With all due respect.
It would seem impossible for Data to have “free will.” Everything he does is determined by the preceding state of his p-brain, and could, in some abstract sense, be predicted by knowing his current state and whatever stimuli he’s receiving at the current instant.
But then … absent some supernatural entity, a “soul”, isn’t this just as perfectly a description of a human?
It doesn’t look good for free will at that point, but then let’s look at our LCDR Data, and look into his “p-brain”. We know it’s a very complicated system, much more complicated than any computer we can build (how many computers could respond positively to a pass from Denise Crosby?)
One of the really major advances in knowledge of the last fifty years is the realization that perfectly deterministic systems can be unpredictable. These systems are called chaotic, and have the peculiar property that very very small differences in initial conditions lead to wioldly different outcomes. In sufficiently complex systems, like the weather, this “sensitive dependence on initial conditions” is such that a complete prediction of the weather’s exact behavior would require literally computing the exact state of all the molecules making up the whole system. In other words, if you want to predict the weather, you have to completely simulate the whole system. Inaccuracies in the initial conditions, or approximations in the computation, will inevitably cause your prediction to diverge from reality.

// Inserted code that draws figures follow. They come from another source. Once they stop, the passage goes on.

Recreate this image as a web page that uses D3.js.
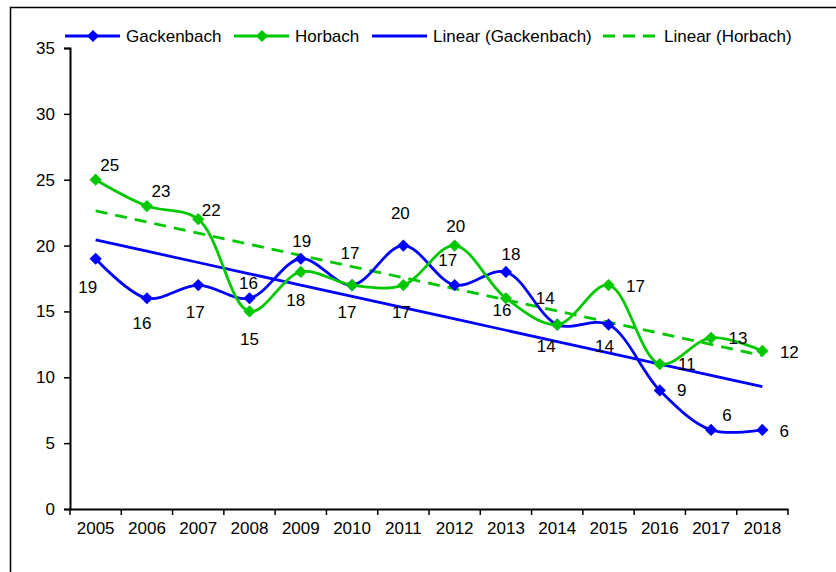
<!DOCTYPE html>
<html>
<head>
<meta charset="utf-8">
<script src="https://cdn.jsdelivr.net/npm/d3@7"></script>
<style>
  body { margin: 0; background: #fff; }
  svg text { font-family: "Liberation Sans", Arial, sans-serif; fill: #000; }
</style>
</head>
<body>
<svg id="chart" width="836" height="572"></svg>
<script>
// data
var years = ["2005","2006","2007","2008","2009","2010","2011","2012","2013","2014","2015","2016","2017","2018"]
var gackenbach = [19, 16, 17, 16, 19, 17, 20, 17, 18, 14, 14, 9, 6, 6]
var horbach = [25, 23, 22, 15, 18, 17, 17, 20, 16, 14, 17, 11, 13, 12]
var yTicks = [0, 5, 10, 15, 20, 25, 30, 35]

// where each data label sits relative to its point (dx, dy)
var gackLabelOff = [[-8,28],[-5,25],[-3,27],[-1,-15],[1,-18],[-2,-32],[-3,-33],[-7,-25],[5,-18],[-12,-27],[-4,21],[22,0],[16,-15],[22,1]]
var horbLabelOff = [[14,-15],[14,-15],[13,-9],[0,28],[-5,28],[-5,27],[-2,27],[1,-20],[-4,12],[-11,21],[27,1],[27,0],[27,0],[27,1]]

var blue = "#0000ff"
var green = "#00c800"
var fs = 17

var svg = d3.select("#chart")

svg.append("rect")
  .attr("x", 10.5).attr("y", 7.5)
  .attr("width", 830).attr("height", 580)
  .attr("fill", "none")
  .attr("stroke", "#000")
  .attr("stroke-width", 1.5)

var x = d3.scaleBand().domain(years).range([70, 788])
var y = d3.scaleLinear().domain([0, 35]).range([509, 48])
var cx = d => x(d) + x.bandwidth() / 2

// axes
var yAxis = svg.append("g")
  .attr("transform", "translate(70,0)")
  .call(d3.axisLeft(y).tickValues(yTicks).tickSize(6).tickPadding(9))
yAxis.select(".domain").attr("stroke-width", 2)
yAxis.selectAll(".tick line").attr("stroke-width", 1.5)
yAxis.selectAll("text").attr("font-size", fs)

var xAxis = svg.append("g")
  .attr("transform", "translate(0,509)")
  .call(d3.axisBottom(x).tickSize(0).tickPadding(13))
xAxis.select(".domain").attr("stroke-width", 2)
xAxis.selectAll("text").attr("font-size", fs)
// category boundary ticks
xAxis.selectAll("line.bound")
  .data(d3.range(years.length + 1))
  .enter()
  .append("line")
  .attr("class", "bound")
  .attr("x1", i => 70 + i * x.step())
  .attr("x2", i => 70 + i * x.step())
  .attr("y1", 0).attr("y2", 6)
  .attr("stroke", "#000")
  .attr("stroke-width", 1.5)

// linear trend by least squares
function trend(vals) {
  var n = vals.length
  var mx = (n - 1) / 2
  var my = d3.mean(vals)
  var sxy = d3.sum(vals, (v, i) => (i - mx) * (v - my))
  var sxx = d3.sum(vals, (v, i) => (i - mx) * (i - mx))
  var b = sxy / sxx
  return vals.map((v, i) => my + b * (i - mx))
}

var straight = d3.line()
  .x((d, i) => cx(years[i]))
  .y(d => y(d))

var smooth = d3.line()
  .x((d, i) => cx(years[i]))
  .y(d => y(d))
  .curve(d3.curveCatmullRom.alpha(0.5))

svg.append("path")
  .datum(trend(gackenbach))
  .attr("d", straight)
  .attr("fill", "none")
  .attr("stroke", blue)
  .attr("stroke-width", 2.8)

svg.append("path")
  .datum(trend(horbach))
  .attr("d", straight)
  .attr("fill", "none")
  .attr("stroke", green)
  .attr("stroke-width", 2.8)
  .attr("stroke-dasharray", "12,8")

var diamond = d3.symbol().type(d3.symbolDiamond2).size(95)

function series(vals, color) {
  var g = svg.append("g")
  g.append("path")
    .datum(vals)
    .attr("d", smooth)
    .attr("fill", "none")
    .attr("stroke", color)
    .attr("stroke-width", 2.8)
  g.selectAll("path.mark")
    .data(vals)
    .enter()
    .append("path")
    .attr("class", "mark")
    .attr("d", diamond)
    .attr("transform", (d, i) => `translate(${cx(years[i])},${y(d)})`)
    .attr("fill", color)
  return g
}

series(gackenbach, blue)
series(horbach, green)

function labels(vals, offs) {
  svg.append("g").selectAll("text")
    .data(vals)
    .enter()
    .append("text")
    .attr("x", (d, i) => cx(years[i]) + offs[i][0])
    .attr("y", (d, i) => y(d) + offs[i][1])
    .attr("dy", "0.35em")
    .attr("text-anchor", "middle")
    .attr("font-size", fs)
    .text(d => d)
}
labels(gackenbach, gackLabelOff)
labels(horbach, horbLabelOff)

// legend
var legend = [
  {name: "Gackenbach", color: blue, x: 65, marker: true},
  {name: "Horbach", color: green, x: 234, marker: true},
  {name: "Linear (Gackenbach)", color: blue, x: 372, marker: false},
  {name: "Linear (Horbach)", color: green, x: 603, marker: false, dash: true}
]
var lg = svg.append("g").selectAll("g")
  .data(legend)
  .enter()
  .append("g")
  .attr("transform", d => `translate(${d.x},36)`)
lg.append("line")
  .attr("x1", 0).attr("x2", 55)
  .attr("stroke", d => d.color)
  .attr("stroke-width", 2.8)
  .attr("stroke-dasharray", d => d.dash ? "12,8" : null)
lg.filter(d => d.marker)
  .append("path")
  .attr("d", diamond)
  .attr("transform", "translate(28,0)")
  .attr("fill", d => d.color)
lg.append("text")
  .attr("x", 61)
  .attr("dy", "0.35em")
  .attr("font-size", fs)
  .text(d => d.name)
</script>
</body>
</html>
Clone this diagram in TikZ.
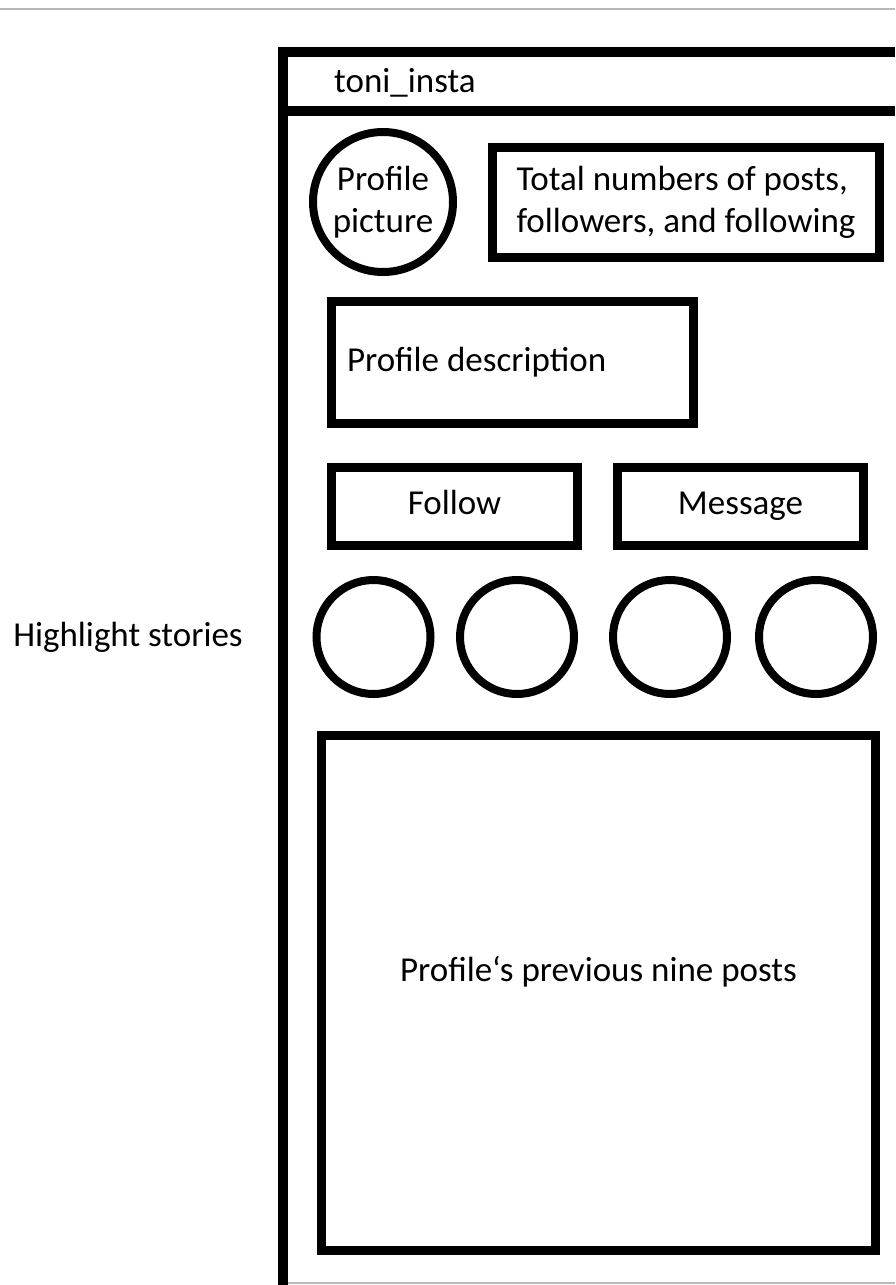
\documentclass[tikz,border=0pt]{standalone}
\usepackage{fontspec}
\setmainfont{Carlito}
\usetikzlibrary{positioning}

\begin{document}
\begin{tikzpicture}[x=1pt,y=-1pt,font=\fontsize{35}{42}\selectfont,
 box/.style={draw,rectangle,line width=9pt,inner sep=0pt},
 btn/.style={box,minimum width=246pt,minimum height=78pt,text height=24pt,text depth=8pt},
 ring/.style={draw,circle,line width=8pt,inner sep=0pt},
 frame/.style={line width=10pt},
 edge/.style={gray!55,line width=1.5pt}]
\useasboundingbox (0,0) rectangle (895,1285);
% screenshot edges
\draw[edge] (0,9)--(895,9);
\draw[edge] (282,1283)--(895,1283);
% phone frame and header bar
\draw[frame] (895,52) -| (283,1290);
\draw[frame] (283,111)--(895,111);
\node[anchor=base west,inner sep=0pt] (title) at (334,92) {toni\_insta};
% profile header
\node[ring,minimum size=140pt,align=center] (pic) at (383,202) {Profile\\picture};
\node[box,minimum width=387pt,minimum height=110pt,align=flush left] (stats) at (686,202.5) {Total numbers of posts,\\followers, and following};
\node[box,minimum width=362pt,minimum height=122pt,text width=331pt,inner xsep=15.5pt,align=flush left] (desc) at (512.5,362.5) {Profile description};
\node[btn] (follow) at (454.5,506.5) {Follow};
\node[btn,right=31pt of follow] (msg) {Message};
% highlight stories
\foreach \x [count=\i] in {373.5,517,670,816}
  \node[ring,minimum size=114pt] (hs\i) at (\x,637) {};
\node (hl) at (128,637) {Highlight stories};
% post grid
\node[box,minimum width=554pt,minimum height=515pt] (posts) at (598.5,993) {};
\node (poststxt) at ([yshift=21pt]posts.center) {Profile‘s previous nine posts};
\end{tikzpicture}
\end{document}
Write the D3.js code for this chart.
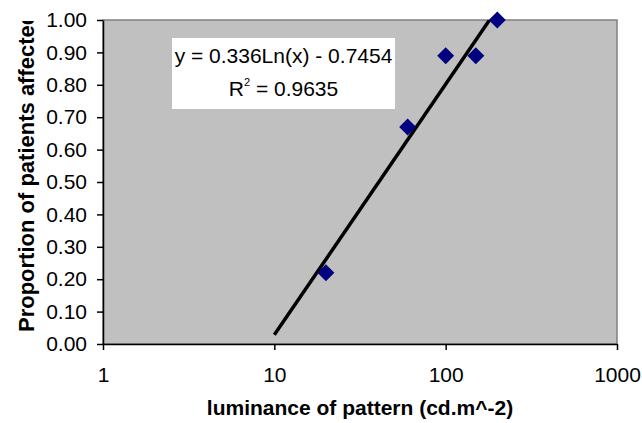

But then, that means the weather, or a similarly complex system, is unpredictable, at least in the special sense that its infeasible or impossible to compute a prediction of the behavior of the system.
It’s been a long digression, but with a point: I want to ask the question “what is the difference between being ‘merely’ unpredictable, and ‘free will’?” If, as we must suppose, LCDR Data our p-zombie android is a sufficiently complicated system to be sensitively dependent on initial conditions, then his behavior is necessarily going to be unpredictable, not just in the sense that we don’t know what he’ll do next but in the very much stronger sense that its infeasible, impossible, to simulate him and predict what he’ll do next.
I propose that this unpredictability is indistinguishable from what we would call “free will.” Nothing we can do will tell us ahead of time what Data will do. If he were to reach over to pet his cat Spot, we can’t tell whether that is any more, or any less, an exercise of free will than when I petted Radar a few minutes ago. And that is the root of why it’s an essentially silly question: I don’t think the concept of “free will” can be defined well enough to be able asnwer the question. What we can say is that both people and p-zombie androids can entirely plausibly be unpredictable by any computation or mechanism; that, it would seem, is as good a definition of “free will” as we could hope for.